## Requirements
Starting at the first line of the listing below, retype each line up to and including the one that contains "83, 69, 165]". Leave pictures out.

## Data
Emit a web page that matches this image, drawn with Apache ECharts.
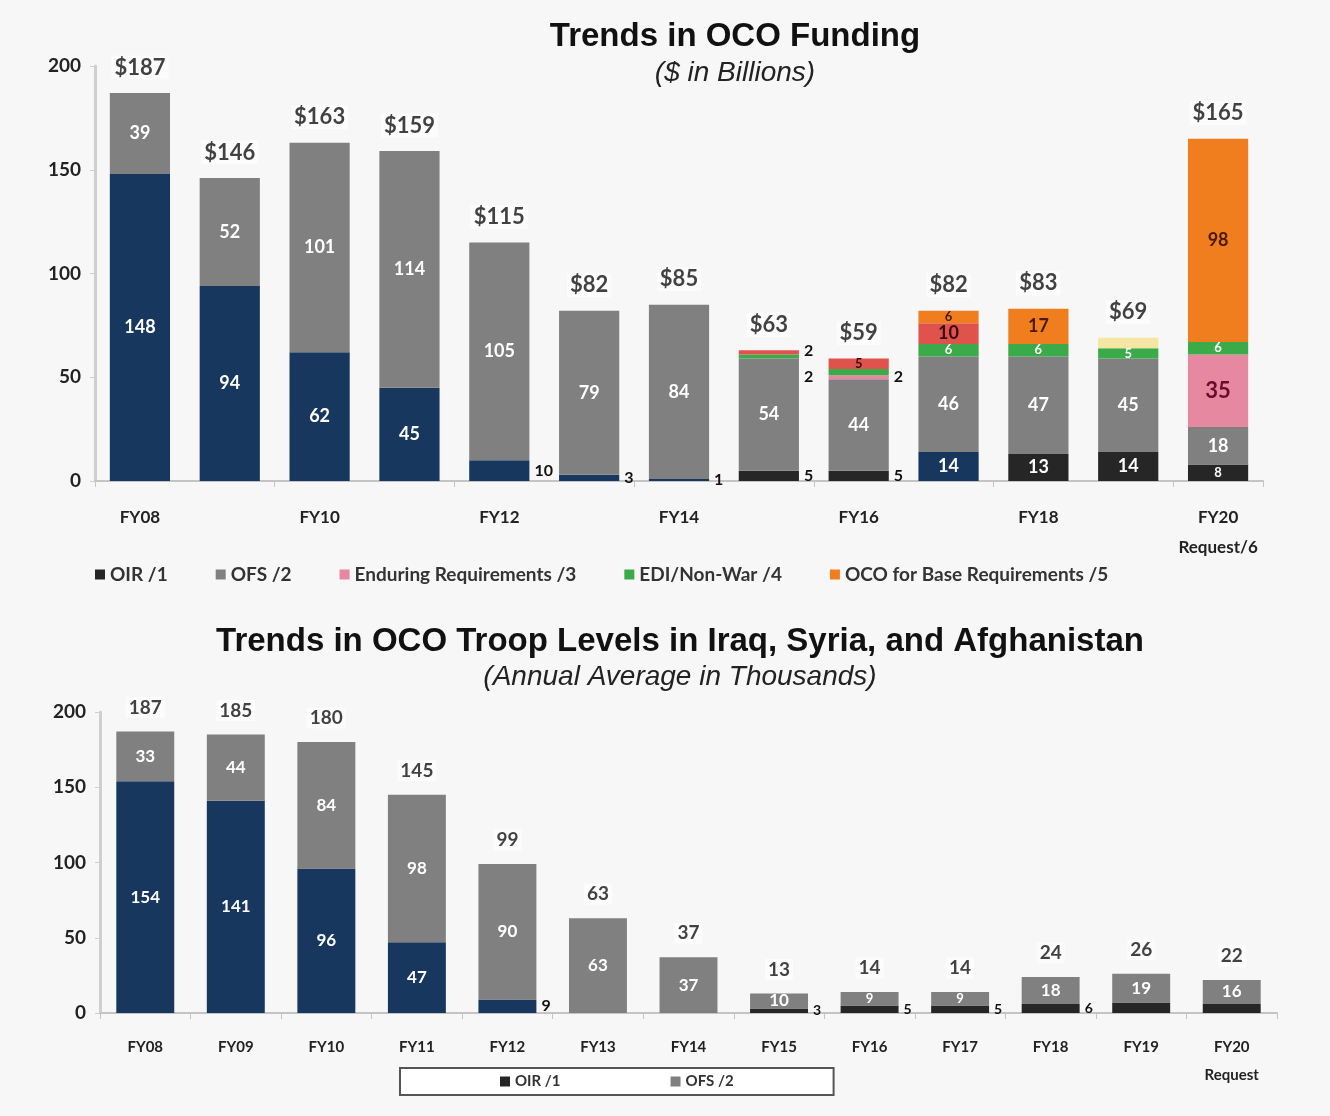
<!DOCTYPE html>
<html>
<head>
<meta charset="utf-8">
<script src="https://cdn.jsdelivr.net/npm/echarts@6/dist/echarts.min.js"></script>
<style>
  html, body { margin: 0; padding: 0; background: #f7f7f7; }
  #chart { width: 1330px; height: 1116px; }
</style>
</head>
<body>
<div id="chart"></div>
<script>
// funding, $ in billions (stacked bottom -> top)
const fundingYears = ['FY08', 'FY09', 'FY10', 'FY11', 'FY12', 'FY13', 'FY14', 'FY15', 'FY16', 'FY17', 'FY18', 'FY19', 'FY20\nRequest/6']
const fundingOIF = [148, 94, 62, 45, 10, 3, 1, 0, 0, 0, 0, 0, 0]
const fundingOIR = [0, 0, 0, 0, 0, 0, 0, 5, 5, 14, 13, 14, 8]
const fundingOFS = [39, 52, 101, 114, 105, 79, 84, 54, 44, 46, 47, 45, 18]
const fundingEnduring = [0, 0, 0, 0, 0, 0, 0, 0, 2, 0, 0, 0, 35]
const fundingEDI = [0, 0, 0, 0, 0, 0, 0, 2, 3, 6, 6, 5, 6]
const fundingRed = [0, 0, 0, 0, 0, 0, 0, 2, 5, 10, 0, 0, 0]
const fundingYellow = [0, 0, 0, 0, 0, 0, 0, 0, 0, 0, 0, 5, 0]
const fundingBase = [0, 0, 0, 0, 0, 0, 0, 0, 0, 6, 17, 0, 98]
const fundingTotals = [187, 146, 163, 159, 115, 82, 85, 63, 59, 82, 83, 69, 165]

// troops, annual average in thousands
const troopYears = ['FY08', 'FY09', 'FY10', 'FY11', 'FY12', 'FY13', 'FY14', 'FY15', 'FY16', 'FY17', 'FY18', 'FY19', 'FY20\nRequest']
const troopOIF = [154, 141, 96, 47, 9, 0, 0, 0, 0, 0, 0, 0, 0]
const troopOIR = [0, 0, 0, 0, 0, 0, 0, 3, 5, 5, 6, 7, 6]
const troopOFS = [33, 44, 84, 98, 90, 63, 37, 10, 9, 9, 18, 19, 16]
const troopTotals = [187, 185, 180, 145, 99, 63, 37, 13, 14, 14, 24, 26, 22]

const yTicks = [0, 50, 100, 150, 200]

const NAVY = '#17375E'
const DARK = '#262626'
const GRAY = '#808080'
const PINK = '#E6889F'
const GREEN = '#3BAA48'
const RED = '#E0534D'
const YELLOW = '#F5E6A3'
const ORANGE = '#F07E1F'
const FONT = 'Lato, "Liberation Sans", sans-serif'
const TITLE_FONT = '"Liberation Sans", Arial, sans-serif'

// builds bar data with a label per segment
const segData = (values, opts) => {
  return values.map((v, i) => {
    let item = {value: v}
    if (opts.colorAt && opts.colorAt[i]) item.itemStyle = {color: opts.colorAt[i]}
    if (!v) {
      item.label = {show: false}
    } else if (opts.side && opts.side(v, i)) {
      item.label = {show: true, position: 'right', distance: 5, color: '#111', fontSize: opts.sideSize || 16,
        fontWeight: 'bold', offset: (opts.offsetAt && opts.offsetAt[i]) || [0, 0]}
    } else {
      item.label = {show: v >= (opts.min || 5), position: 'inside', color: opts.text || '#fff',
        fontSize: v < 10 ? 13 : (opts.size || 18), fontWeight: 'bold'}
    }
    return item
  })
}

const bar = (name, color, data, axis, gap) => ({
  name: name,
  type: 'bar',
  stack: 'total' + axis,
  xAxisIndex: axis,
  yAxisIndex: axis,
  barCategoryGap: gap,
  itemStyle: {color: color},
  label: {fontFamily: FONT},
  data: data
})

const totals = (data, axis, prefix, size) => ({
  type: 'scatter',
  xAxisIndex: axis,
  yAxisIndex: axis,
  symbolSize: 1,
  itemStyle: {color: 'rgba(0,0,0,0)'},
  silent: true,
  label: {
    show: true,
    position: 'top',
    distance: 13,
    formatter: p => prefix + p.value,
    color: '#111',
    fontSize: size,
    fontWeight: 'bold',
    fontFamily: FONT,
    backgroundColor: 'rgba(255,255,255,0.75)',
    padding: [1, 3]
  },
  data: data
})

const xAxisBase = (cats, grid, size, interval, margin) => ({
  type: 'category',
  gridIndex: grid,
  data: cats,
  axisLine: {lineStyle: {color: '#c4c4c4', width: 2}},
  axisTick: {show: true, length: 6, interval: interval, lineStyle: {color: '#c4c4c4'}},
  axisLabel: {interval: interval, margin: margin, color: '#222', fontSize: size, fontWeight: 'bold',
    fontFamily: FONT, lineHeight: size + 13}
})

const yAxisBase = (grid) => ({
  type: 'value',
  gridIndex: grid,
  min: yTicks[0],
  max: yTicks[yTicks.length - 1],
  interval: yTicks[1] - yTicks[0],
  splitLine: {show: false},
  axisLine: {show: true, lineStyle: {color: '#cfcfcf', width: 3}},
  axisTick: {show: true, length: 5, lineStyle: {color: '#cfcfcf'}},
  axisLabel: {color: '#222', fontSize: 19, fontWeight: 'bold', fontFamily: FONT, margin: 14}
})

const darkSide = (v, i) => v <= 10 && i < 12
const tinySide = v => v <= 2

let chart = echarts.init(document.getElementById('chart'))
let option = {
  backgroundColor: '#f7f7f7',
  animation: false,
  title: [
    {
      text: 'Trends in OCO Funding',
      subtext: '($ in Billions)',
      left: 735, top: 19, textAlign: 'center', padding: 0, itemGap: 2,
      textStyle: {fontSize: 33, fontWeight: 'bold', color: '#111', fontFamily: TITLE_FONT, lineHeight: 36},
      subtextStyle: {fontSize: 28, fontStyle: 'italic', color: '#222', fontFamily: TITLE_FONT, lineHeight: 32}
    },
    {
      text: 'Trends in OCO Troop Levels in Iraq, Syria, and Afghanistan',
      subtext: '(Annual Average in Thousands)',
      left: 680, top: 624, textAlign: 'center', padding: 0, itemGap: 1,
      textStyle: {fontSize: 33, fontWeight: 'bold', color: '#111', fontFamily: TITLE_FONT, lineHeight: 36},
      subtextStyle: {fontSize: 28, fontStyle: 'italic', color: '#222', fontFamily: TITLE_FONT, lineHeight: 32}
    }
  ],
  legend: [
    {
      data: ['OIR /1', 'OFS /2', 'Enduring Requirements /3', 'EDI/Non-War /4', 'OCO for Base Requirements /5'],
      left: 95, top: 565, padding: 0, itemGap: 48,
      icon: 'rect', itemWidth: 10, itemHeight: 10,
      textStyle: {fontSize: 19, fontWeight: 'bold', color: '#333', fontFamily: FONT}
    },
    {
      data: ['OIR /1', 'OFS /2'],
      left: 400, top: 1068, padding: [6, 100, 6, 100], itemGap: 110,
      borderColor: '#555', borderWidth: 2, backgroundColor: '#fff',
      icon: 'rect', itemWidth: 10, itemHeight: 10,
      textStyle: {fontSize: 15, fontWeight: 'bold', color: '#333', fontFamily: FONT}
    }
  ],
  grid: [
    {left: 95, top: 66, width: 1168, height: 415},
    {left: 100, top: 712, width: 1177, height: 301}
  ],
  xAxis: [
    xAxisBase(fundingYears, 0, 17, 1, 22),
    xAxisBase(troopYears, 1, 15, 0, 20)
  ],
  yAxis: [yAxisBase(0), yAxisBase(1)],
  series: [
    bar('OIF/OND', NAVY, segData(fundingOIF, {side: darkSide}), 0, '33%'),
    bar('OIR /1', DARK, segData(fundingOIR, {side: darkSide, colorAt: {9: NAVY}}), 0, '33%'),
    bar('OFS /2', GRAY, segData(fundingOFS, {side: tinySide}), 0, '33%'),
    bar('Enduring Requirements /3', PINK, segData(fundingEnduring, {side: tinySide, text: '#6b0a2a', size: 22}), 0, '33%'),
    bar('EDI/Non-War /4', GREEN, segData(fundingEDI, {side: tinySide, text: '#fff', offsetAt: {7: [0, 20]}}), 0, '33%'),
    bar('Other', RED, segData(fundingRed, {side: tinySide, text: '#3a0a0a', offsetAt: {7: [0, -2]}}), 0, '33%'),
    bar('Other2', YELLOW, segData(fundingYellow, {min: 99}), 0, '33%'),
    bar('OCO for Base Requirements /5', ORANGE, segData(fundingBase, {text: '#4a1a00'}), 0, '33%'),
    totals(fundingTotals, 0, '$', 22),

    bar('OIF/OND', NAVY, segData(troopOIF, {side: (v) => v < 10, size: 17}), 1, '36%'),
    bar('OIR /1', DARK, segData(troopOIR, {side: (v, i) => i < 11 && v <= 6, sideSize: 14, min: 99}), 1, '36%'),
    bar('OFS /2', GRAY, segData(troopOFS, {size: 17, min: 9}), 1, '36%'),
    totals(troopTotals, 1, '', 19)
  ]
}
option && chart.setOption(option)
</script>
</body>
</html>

## Exercise solution
Emit a web page that matches this image, drawn with Apache ECharts.
<!DOCTYPE html>
<html>
<head>
<meta charset="utf-8">
<script src="https://cdn.jsdelivr.net/npm/echarts@6/dist/echarts.min.js"></script>
<style>
  html, body { margin: 0; padding: 0; background: #f7f7f7; }
  #chart { width: 1330px; height: 1116px; }
</style>
</head>
<body>
<div id="chart"></div>
<script>
// funding, $ in billions (stacked bottom -> top)
const fundingYears = ['FY08', 'FY09', 'FY10', 'FY11', 'FY12', 'FY13', 'FY14', 'FY15', 'FY16', 'FY17', 'FY18', 'FY19', 'FY20\nRequest/6']
const fundingOIF = [148, 94, 62, 45, 10, 3, 1, 0, 0, 0, 0, 0, 0]
const fundingOIR = [0, 0, 0, 0, 0, 0, 0, 5, 5, 14, 13, 14, 8]
const fundingOFS = [39, 52, 101, 114, 105, 79, 84, 54, 44, 46, 47, 45, 18]
const fundingEnduring = [0, 0, 0, 0, 0, 0, 0, 0, 2, 0, 0, 0, 35]
const fundingEDI = [0, 0, 0, 0, 0, 0, 0, 2, 3, 6, 6, 5, 6]
const fundingRed = [0, 0, 0, 0, 0, 0, 0, 2, 5, 10, 0, 0, 0]
const fundingYellow = [0, 0, 0, 0, 0, 0, 0, 0, 0, 0, 0, 5, 0]
const fundingBase = [0, 0, 0, 0, 0, 0, 0, 0, 0, 6, 17, 0, 98]
const fundingTotals = [187, 146, 163, 159, 115, 82, 85, 63, 59, 82, 83, 69, 165]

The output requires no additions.